Monday, June 05, 2006

The Weeping Lilacs

I have a Secret Garden. It is lined with beautiful Lilac and Snowball bushes. They are 12 to 15 feet high now. They are old bushes that have seen many people pass through the doors of the home they line. The birds love to sit in their branches and gossip to each other all day long. We became the Keepers of the Garden just 2 years ago and have nutured, fed and pruned these wonderful and fragrant gifts. When the lilacs are in bloom...the sweet fragance softly sweeps through my bedroom window each morning as the sun is rising...I look forward to each spring and the wonderful present I get when I awake from my slumber. But, this spring some of the oldest did not bloom nor did they get their leaves. I walked around them and realized that they had died. I was heart broken. I don't know what happened to them. Had they lost their will to live? I doubt I will ever know. So, we had to dig them up...3 lovely bushes. As we dug them up, I cried...it was if I was destroying something precious. I thought, I am a killer of life. It seemed to me that the other lilacs were weeping...I could hear the wind in their branches making the leaves sigh. I felt destroyed. Now, I sit on my back porch looking at the hole that is left and I hate it because now my Secret Garden has been exposed to prying eyes of the nosey neighbors who peak through the hole at my private place. As I sit and stare...I decide to build a fence of hedges so that the hole will be fixed...but I find no satifaction. I miss my lilacs.

3 comments:

MagicalSis said...

I love this post....I am a plant FREAK!!!

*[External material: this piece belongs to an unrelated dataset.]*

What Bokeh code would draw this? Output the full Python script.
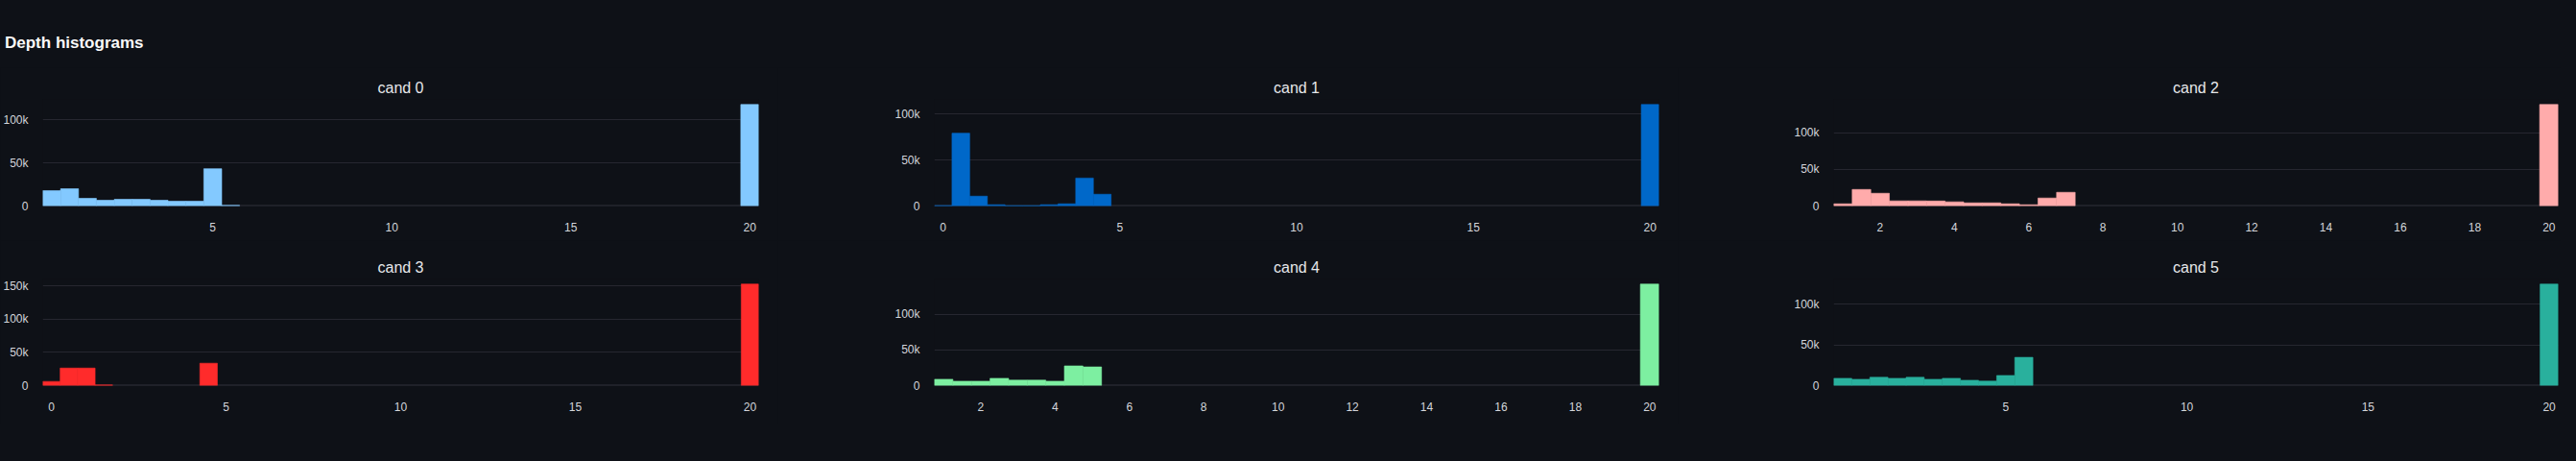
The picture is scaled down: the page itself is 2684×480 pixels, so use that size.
from bokeh.embed import file_html
from bokeh.resources import INLINE
from bokeh.plotting import figure
from bokeh.layouts import column, row
from bokeh.models import (Div, Range1d, FixedTicker, NumeralTickFormatter, Span,
                          GlobalInlineStyleSheet)

# depth histograms: bin centres (bin width 0.5) and counts per candidate
names = ["cand 0", "cand 1", "cand 2", "cand 3", "cand 4", "cand 5"]
colors = ["#83c9ff", "#0068c9", "#ffabab", "#ff2b2b", "#7defa1", "#29b09d"]

cand0_bins = [0.5, 1.0, 1.5, 2.0, 2.5, 3.0, 3.5, 4.0, 4.5, 5.0, 5.5, 20.0]
cand0_counts = [17800, 20000, 8900, 6700, 7800, 7800, 6700, 5600, 5600, 43300, 800, 117800]

cand1_bins = [0.0, 0.5, 1.0, 1.5, 2.0, 2.5, 3.0, 3.5, 4.0, 4.5, 20.0]
cand1_counts = [500, 79200, 10700, 1400, 400, 400, 1400, 2400, 30400, 12800, 110400]

cand2_bins = [1.0, 1.5, 2.0, 2.5, 3.0, 3.5, 4.0, 4.5, 5.0, 5.5, 6.0, 6.5, 7.0, 20.0]
cand2_counts = [3000, 22600, 17400, 7000, 7000, 6800, 5700, 4300, 4300, 3000, 1700, 10900, 18700, 138700]

cand3_bins = [0.0, 0.5, 1.0, 1.5, 4.5, 20.0]
cand3_counts = [6300, 26400, 26400, 1000, 33700, 152900]

cand4_bins = [1.0, 1.5, 2.0, 2.5, 3.0, 3.5, 4.0, 4.5, 5.0, 20.0]
cand4_counts = [8900, 6200, 6200, 10200, 7600, 7600, 6200, 27600, 26200, 142200]

cand5_bins = [0.5, 1.0, 1.5, 2.0, 2.5, 3.0, 3.5, 4.0, 4.5, 5.0, 5.5, 20.0]
cand5_counts = [9000, 7800, 10200, 9000, 10200, 7800, 9000, 6600, 5500, 12500, 34800, 125000]

ticks_by5 = [0, 5, 10, 15, 20]
ticks_by2 = [2, 4, 6, 8, 10, 12, 14, 16, 18, 20]
x_ticks = [ticks_by5, ticks_by5, ticks_by2, ticks_by5, ticks_by2, ticks_by5]
y_ticks = [0, 50000, 100000, 150000]

all_bins = [cand0_bins, cand1_bins, cand2_bins, cand3_bins, cand4_bins, cand5_bins]
all_counts = [cand0_counts, cand1_counts, cand2_counts, cand3_counts, cand4_counts, cand5_counts]

BG = "#0e1117"
GRID = "#262730"
ZERO = "#31333d"
FONT = "Liberation Sans"
BIN_W = 0.5

# borders per column (left, frame, right) and per row (top, frame, bottom)
col_borders = [(35, 755, 20), (163, 755, 20), (162, 755, 3)]
row_borders = [(33, 111, 36), (40, 111, 40)]


def make_panel(i):
    left, fw, right = col_borders[i % 3]
    top, fh, bottom = row_borders[i // 3]
    bins = all_bins[i]
    counts = all_counts[i]

    p = figure(width=left + fw + right, height=top + fh + bottom,
               x_range=Range1d(min(bins) - BIN_W / 2, max(bins) + BIN_W / 2),
               y_range=Range1d(0, max(counts) * 1.05),
               output_backend="svg", toolbar_location=None,
               min_border_left=left, min_border_right=right,
               min_border_top=top, min_border_bottom=bottom)
    p.background_fill_color = BG
    p.border_fill_color = BG
    p.outline_line_color = None

    p.title.text = names[i]
    p.title.align = "center"
    p.title.text_font = FONT
    p.title.text_font_size = "16px"
    p.title.text_font_style = "normal"
    p.title.text_color = "#e6e7ea"
    p.title.standoff = 7

    p.xgrid.visible = False
    p.ygrid.grid_line_color = GRID
    p.ygrid.grid_line_width = 1

    # zero line along the bottom of the bars
    zero = Span(location=0, dimension="width", line_color=ZERO, line_width=2,
                level="underlay")
    p.add_layout(zero)

    p.vbar(x=bins, top=counts, width=BIN_W, fill_color=colors[i],
           line_color=colors[i], line_width=0.6)

    p.xaxis.ticker = FixedTicker(ticks=x_ticks[i])
    p.yaxis.ticker = FixedTicker(ticks=y_ticks)
    p.yaxis.formatter = NumeralTickFormatter(format="0a")
    for ax in (p.xaxis, p.yaxis):
        ax.axis_line_color = None
        ax.major_tick_line_color = None
        ax.minor_tick_line_color = None
        ax.major_label_text_font = FONT
        ax.major_label_text_font_size = "12px"
        ax.major_label_text_color = "#d4d6db"
    p.xaxis.major_label_standoff = 11
    p.yaxis.major_label_standoff = 9
    return p


panels = [make_panel(i) for i in range(6)]

title = Div(text='<div style="padding-top:28px;font-family:\'Liberation Sans\';'
                 'font-size:17px;font-weight:bold;color:#fafafa;">Depth histograms</div>',
            width=2668, height=60)

p = column(title, row(panels[0], panels[1], panels[2]),
           row(panels[3], panels[4], panels[5]))
p.stylesheets = [GlobalInlineStyleSheet(css="body { background-color: %s; }" % BG)]

open("out.html", "w").write(file_html(p, INLINE))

I totally understand your angst with those beautiful flowering bushes.

Great writing, nice descriptions that I can picture.

Angela said...

Thanks Magical Sis! You're blog inspires me to get "CREATIVE"

Jerry Grace said...

Dear Angela,

I can't have lilacs here in Mississippi since it's so hot, but it's only fair for people who endure so much cold weather to enjoy something as beautiful as a lilac. As a boy, I lived far enough north, although still in Mississippi, to have lilacs. I loved them then and now.

Thanks for stopping by my blog. Reading yours makes me know that we are kindred spirits. Gardens prompt us to expect the best if we do our best, something that is so applicable everywhere else in life. I enjoyed your piece, and expect me to stop by again. I hope you'll do the same. I try to have a new essay everyday. Now that the Southern Baptist Convention is over, my subject matter will be a lot more in line with what you write.